GOAL
Start at the line containing "What matplotlib code" and stop at the line containing "sd_post = [765, 710, 450, 820, 880, 915]"; copy those lines exactly, both ends included, and no others.

SUPPLIED RECORDS
┄┄┄┄┄┄┄┄┄┄

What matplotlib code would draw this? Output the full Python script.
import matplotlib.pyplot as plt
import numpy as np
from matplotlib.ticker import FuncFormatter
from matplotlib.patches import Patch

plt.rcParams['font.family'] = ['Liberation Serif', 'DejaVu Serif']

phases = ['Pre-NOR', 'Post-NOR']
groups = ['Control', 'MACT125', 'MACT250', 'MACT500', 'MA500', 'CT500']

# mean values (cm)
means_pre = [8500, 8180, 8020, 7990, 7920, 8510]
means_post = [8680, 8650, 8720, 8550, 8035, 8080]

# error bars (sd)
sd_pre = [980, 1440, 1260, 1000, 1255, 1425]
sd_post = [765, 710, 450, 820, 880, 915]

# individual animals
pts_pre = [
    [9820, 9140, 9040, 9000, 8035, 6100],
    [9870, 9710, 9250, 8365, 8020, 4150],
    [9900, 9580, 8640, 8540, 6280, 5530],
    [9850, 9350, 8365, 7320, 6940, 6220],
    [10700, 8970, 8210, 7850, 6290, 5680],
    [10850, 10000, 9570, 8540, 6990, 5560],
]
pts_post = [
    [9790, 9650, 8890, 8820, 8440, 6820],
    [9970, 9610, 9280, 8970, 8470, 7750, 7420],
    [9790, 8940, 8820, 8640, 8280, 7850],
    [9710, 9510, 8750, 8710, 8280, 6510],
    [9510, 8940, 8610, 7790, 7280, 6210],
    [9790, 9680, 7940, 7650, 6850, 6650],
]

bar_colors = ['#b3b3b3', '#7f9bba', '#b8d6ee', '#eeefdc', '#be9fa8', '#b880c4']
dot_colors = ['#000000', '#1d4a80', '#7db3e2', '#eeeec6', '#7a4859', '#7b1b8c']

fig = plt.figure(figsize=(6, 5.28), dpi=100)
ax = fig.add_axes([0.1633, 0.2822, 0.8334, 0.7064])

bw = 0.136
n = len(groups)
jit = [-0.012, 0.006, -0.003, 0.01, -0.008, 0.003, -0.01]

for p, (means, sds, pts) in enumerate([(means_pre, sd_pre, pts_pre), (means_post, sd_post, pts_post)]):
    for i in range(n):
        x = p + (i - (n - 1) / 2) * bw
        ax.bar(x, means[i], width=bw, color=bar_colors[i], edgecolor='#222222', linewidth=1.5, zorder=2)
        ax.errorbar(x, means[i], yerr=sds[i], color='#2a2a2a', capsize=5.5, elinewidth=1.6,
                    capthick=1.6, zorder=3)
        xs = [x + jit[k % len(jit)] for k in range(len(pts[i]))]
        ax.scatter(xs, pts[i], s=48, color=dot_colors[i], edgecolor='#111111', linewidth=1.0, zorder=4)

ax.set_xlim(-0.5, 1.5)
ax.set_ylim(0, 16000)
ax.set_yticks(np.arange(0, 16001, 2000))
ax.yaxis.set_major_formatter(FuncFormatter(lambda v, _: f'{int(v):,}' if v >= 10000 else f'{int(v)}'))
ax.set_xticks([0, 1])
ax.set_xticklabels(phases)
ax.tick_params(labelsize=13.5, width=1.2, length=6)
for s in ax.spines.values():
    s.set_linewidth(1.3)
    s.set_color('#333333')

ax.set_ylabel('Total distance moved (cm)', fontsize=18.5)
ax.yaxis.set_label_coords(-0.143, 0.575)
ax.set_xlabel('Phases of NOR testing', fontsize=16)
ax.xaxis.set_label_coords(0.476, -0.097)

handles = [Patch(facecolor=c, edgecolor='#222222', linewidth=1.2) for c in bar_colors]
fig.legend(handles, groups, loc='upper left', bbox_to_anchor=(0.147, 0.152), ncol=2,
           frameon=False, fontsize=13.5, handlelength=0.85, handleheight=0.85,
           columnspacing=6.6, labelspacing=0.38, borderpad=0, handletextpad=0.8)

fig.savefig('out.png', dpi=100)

┄┄┄┄┄┄┄┄┄┄

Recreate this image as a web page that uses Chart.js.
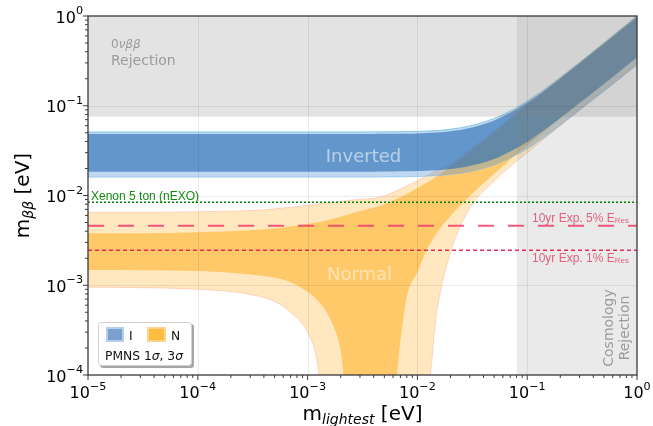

┄┄┄┄┄┄┄┄┄┄

FINISHED EXERCISE
What matplotlib code would draw this? Output the full Python script.
import matplotlib.pyplot as plt
import numpy as np
from matplotlib.ticker import FuncFormatter
from matplotlib.patches import Patch

plt.rcParams['font.family'] = ['Liberation Serif', 'DejaVu Serif']

phases = ['Pre-NOR', 'Post-NOR']
groups = ['Control', 'MACT125', 'MACT250', 'MACT500', 'MA500', 'CT500']

# mean values (cm)
means_pre = [8500, 8180, 8020, 7990, 7920, 8510]
means_post = [8680, 8650, 8720, 8550, 8035, 8080]

# error bars (sd)
sd_pre = [980, 1440, 1260, 1000, 1255, 1425]
sd_post = [765, 710, 450, 820, 880, 915]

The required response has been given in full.